Авторов этих известных полотен, Илью Репина и Василия Перова, а также многих других Третьяков возвращает к живописи как таковой, заказывая им портреты «писателей, композиторов и вообще деятелей по художественной и учёной части». Результат — ставшие классикой изображения Мусоргского, Тургенева, Тютчева, Достоевского... Как раз здесь и можно увидеть жгучий коктейль из принципиальности и широты взглядов на развитие живописи. Скажем, Льва Толстого Третьяков недолюбливал за «мудрствование», а Михаила Салтыкова-Щедрина — за сатиру. Однако портреты их всё-таки заказал. А когда славянофила Ивана Аксакова за его патриотическую речь, критикующую недочёты отечественной дипломатии, позволившей украсть победу в Русско-турецкой войне 1877-1878 годов, выслали из Москвы, Третьяков устроил политическую акцию. Илье Репину был заказан портрет Аксакова, моментально размещённый в «галерее выдающихся деятелей нации».

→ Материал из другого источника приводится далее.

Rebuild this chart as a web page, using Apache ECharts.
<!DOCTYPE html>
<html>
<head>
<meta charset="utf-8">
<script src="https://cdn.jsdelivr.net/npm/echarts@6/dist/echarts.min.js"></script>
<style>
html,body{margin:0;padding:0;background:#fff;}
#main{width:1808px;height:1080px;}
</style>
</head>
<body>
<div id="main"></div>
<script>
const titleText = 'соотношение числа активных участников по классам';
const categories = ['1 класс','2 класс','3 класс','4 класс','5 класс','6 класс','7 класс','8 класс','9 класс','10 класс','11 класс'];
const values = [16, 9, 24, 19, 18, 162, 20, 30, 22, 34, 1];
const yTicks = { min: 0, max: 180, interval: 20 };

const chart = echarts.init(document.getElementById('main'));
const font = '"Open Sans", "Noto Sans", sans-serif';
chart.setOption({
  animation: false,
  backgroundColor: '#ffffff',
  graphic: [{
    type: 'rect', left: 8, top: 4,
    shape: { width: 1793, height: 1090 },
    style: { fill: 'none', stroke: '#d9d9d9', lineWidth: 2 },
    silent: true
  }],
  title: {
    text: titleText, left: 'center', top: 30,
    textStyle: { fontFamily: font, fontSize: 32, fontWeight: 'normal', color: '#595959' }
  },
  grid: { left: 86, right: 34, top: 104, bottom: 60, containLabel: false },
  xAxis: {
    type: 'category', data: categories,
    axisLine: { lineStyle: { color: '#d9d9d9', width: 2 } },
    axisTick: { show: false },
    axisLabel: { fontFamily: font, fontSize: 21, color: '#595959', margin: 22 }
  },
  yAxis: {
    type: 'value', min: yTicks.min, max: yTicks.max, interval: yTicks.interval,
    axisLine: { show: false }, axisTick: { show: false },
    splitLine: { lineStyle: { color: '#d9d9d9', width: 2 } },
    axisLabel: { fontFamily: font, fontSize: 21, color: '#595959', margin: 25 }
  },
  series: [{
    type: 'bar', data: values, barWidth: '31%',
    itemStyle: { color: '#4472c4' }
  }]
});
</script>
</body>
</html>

И. С. Аксаков. Портрет работы И. Репина (1878)

Он никогда не боялся идти против течения и твёрдо гнул свою линию, невзирая ни на протесты широкой публики, ни на выступления «лидеров общественного мнения». Скажем, произведения чрезвычайно популярного и любимого как в России, так и в Европе художника Генриха Семирадского Третьяков не покупал принципиально: «Семирадский свою лучшую картину подарил городу Кракову. Значит, он считает себя у нас иностранцем. Как же я буду держать его в русской галерее?» А вот освистанную прессой работу Васнецова «После побоища Игоря Святославича с половцами» купил, да ещё и прокомментировал: «Я люблю произведения Васнецова и не опасаюсь это говорить, хотя, может быть, да и наверное, многие от них приходят в ужас...»

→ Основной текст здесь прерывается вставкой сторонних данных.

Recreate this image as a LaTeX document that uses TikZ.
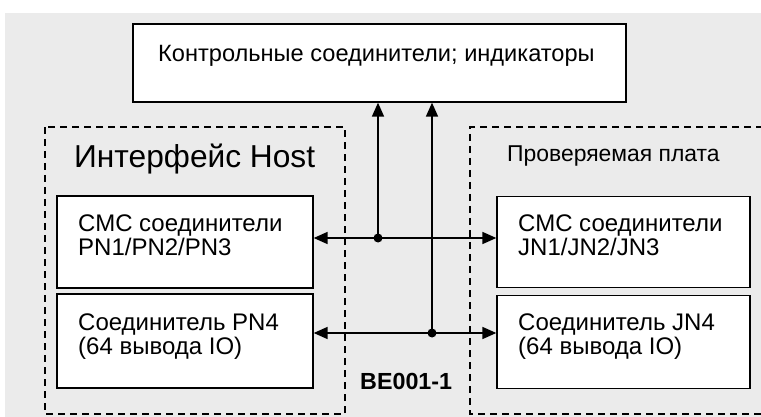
\documentclass[tikz,border=0pt]{standalone}
\usepackage{fontspec}
\setmainfont{Liberation Sans}
\usetikzlibrary{arrows.meta}
\definecolor{bggrey}{HTML}{EBEBEB}
\tikzset{
  solidbox/.style={draw=black, fill=white, line width=1.3pt, rectangle, inner sep=0pt},
  dbox/.style={draw=black, line width=1.3pt, dash pattern=on 7pt off 5pt},
  conn/.style={draw=black, line width=1.6pt, -{Triangle[length=14pt,width=12pt]}},
  jdot/.style={circle, fill=black, inner sep=0pt, minimum size=9pt},
  txt/.style={anchor=base west, inner sep=0pt, font=\fontsize{24}{24}\selectfont, align=left},
}
\begin{document}
\begin{tikzpicture}[x=1pt,y=-1pt]
\useasboundingbox (0,0) rectangle (761,417);
\fill[bggrey] (5,13) rectangle (761,417);
% dashed containers
\draw[dbox] (45,127) rectangle (345,414);
\draw[dbox] (775,127) -- (470,127) -- (470,414) -- (775,414);
% top box
\node[solidbox, minimum width=493pt, minimum height=78pt] (top) at (379.5,63) {};
\node[anchor=base west, inner sep=0pt, font=\fontsize{23.6}{24}\selectfont] (toptext) at (158,62) {Контрольные соединители; индикаторы};
% container titles
\node[anchor=base west, inner sep=0pt, font=\fontsize{31.7}{32}\selectfont] (hosttitle) at (74,168) {Интерфейс Host};
\node[anchor=base west, inner sep=0pt, font=\fontsize{22.9}{24}\selectfont] (duttitle) at (507,162) {Проверяемая плата};
% inner boxes
\node[solidbox, minimum width=256pt, minimum height=92pt] (l1) at (185,242) {};
\node[solidbox, minimum width=256pt, minimum height=94pt] (l2) at (185,341) {};
\node[solidbox, minimum width=253pt, minimum height=91pt] (r1) at (623.5,242) {};
\node[solidbox, minimum width=253pt, minimum height=93pt] (r2) at (623.5,342) {};
\node[txt] (l1t) at (78,255) {СМС соединители\\PN1/PN2/PN3};
\node[txt] (l2t) at (78,354) {Соединитель PN4\\(64 вывода IO)};
\node[txt] (r1t) at (518,255) {СМС соединители\\JN1/JN2/JN3};
\node[txt] (r2t) at (518,354) {Соединитель JN4\\(64 вывода IO)};
% label
\node[anchor=base west, inner sep=0pt, font=\fontsize{23.3}{24}\selectfont\bfseries] (be) at (360,389) {BE001-1};
% junctions
\coordinate (j1) at (378,238);
\coordinate (j2) at (432,333);
\draw[conn] (j1) -- (j1 -| l1.east);
\draw[conn] (j1) -- (j1 -| r1.west);
\draw[conn] (j2) -- (j2 -| l2.east);
\draw[conn] (j2) -- (j2 -| r2.west);
\draw[conn] (j1) -- (j1 |- top.south);
\draw[conn] (j2) -- (j2 |- top.south);
\node[jdot] at (j1) {};
\node[jdot] at (j2) {};
\end{tikzpicture}
\end{document}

«После побоища Игоря Святославича с половцами». 1880 г. Художник Виктор Васнецов

«Третьяков все у меня перебил»

Он не боялся даже соперничества с царём, который тоже увлекался современным русским искусством. Художник Аркадий Рылов описывает любопытный казус, случившийся во время продажи его работы «Догорающий костёр»: «Комиссия музея Александра III в Петербурге постановила приобрести картину, но пока писали протокол, Третьяков поторопился внести заведующему выставкой задаток, и картина осталась за ним».

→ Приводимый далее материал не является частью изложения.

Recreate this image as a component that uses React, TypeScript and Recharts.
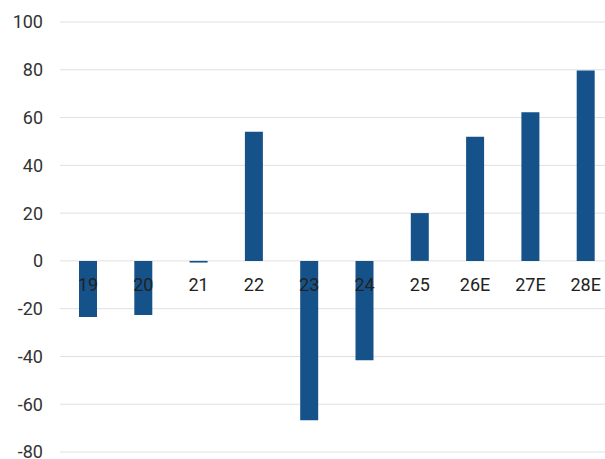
import React from 'react';
import { BarChart, Bar, XAxis, YAxis, CartesianGrid, LabelList } from 'recharts';

const years = ['19', '20', '21', '22', '23', '24', '25', '26E', '27E', '28E'];
const values = [-23.5, -22.6, -0.7, 54.1, -66.7, -41.6, 20, 52, 62.2, 79.7];
const yTicks = [-80, -60, -40, -20, 0, 20, 40, 60, 80, 100];

const data = years.map((name, i) => ({ name, value: values[i] }));

// category label drawn just below the zero line of each bar
const ZeroLabel = (props: any) => {
  const { x, y, width, height, index } = props;
  const v = values[index];
  const top = Math.min(y, y + height);
  const bottom = Math.max(y, y + height);
  const zeroY = v >= 0 ? bottom : top;
  return (
    <text x={x + width / 2} y={zeroY + 30} textAnchor="middle" fill="#222" fontSize={18}>
      {years[index]}
    </text>
  );
};

const App = () => {
  return (
    <div style={{ position: 'absolute', left: 0, top: 0, width: 605, height: 459, overflow: 'hidden', fontFamily: 'Roboto, sans-serif' }}>
      <BarChart width={613} height={459} data={data} margin={{ top: 22, right: 0, left: 0, bottom: 7 }}>
        <CartesianGrid vertical={false} stroke="#e0e0e0" strokeWidth={1} />
        <XAxis dataKey="name" hide />
        <YAxis
          domain={[-80, 100]}
          ticks={yTicks}
          interval={0}
          width={60}
          axisLine={false}
          tickLine={false}
          tickMargin={11}
          tick={{ fill: '#333', fontSize: 18 }}
        />
        <Bar dataKey="value" fill="#16528a" barSize={18} isAnimationActive={false}>
          <LabelList dataKey="name" content={ZeroLabel} />
        </Bar>
      </BarChart>
    </div>
  );
};

export default App;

Этот случай произошёл лет десять спустя после того, как государь посетил очередную выставку передвижников и вознамерился купить пару полотен. Ему сообщили, что они уже проданы Третьякову. Как-то так вышло, что все картины, понравившиеся тогда Александру III, были куплены москвичом. На что государь в сердцах произнёс: «Хотел приобрести что-нибудь, а купец Третьяков все у меня перебил...» Итогом стало распоряжение ничего не продавать с выставки, пока её не посетит император. Но Третьяков нашёл выход, скупая картины у художников в мастерских, либо являясь на вернисаж после государя, но срезая его комиссию «на повороте».

Впрочем, царь был мудрым человеком и понимал, что в авантюрном стиле Третьякова нет ни дерзости, ни позёрства. Что московский купец старается не для себя, а для Отечества: «Я наживаю деньги для того, чтобы вернуть нажитое народу в виде полезных учреждений. Для меня, истинно и пламенно любящего живопись, не может быть лучшего желания, как положить начало общественного, всем доступного хранилища изящных искусств, принесущего многим пользу и всем — удовольствие».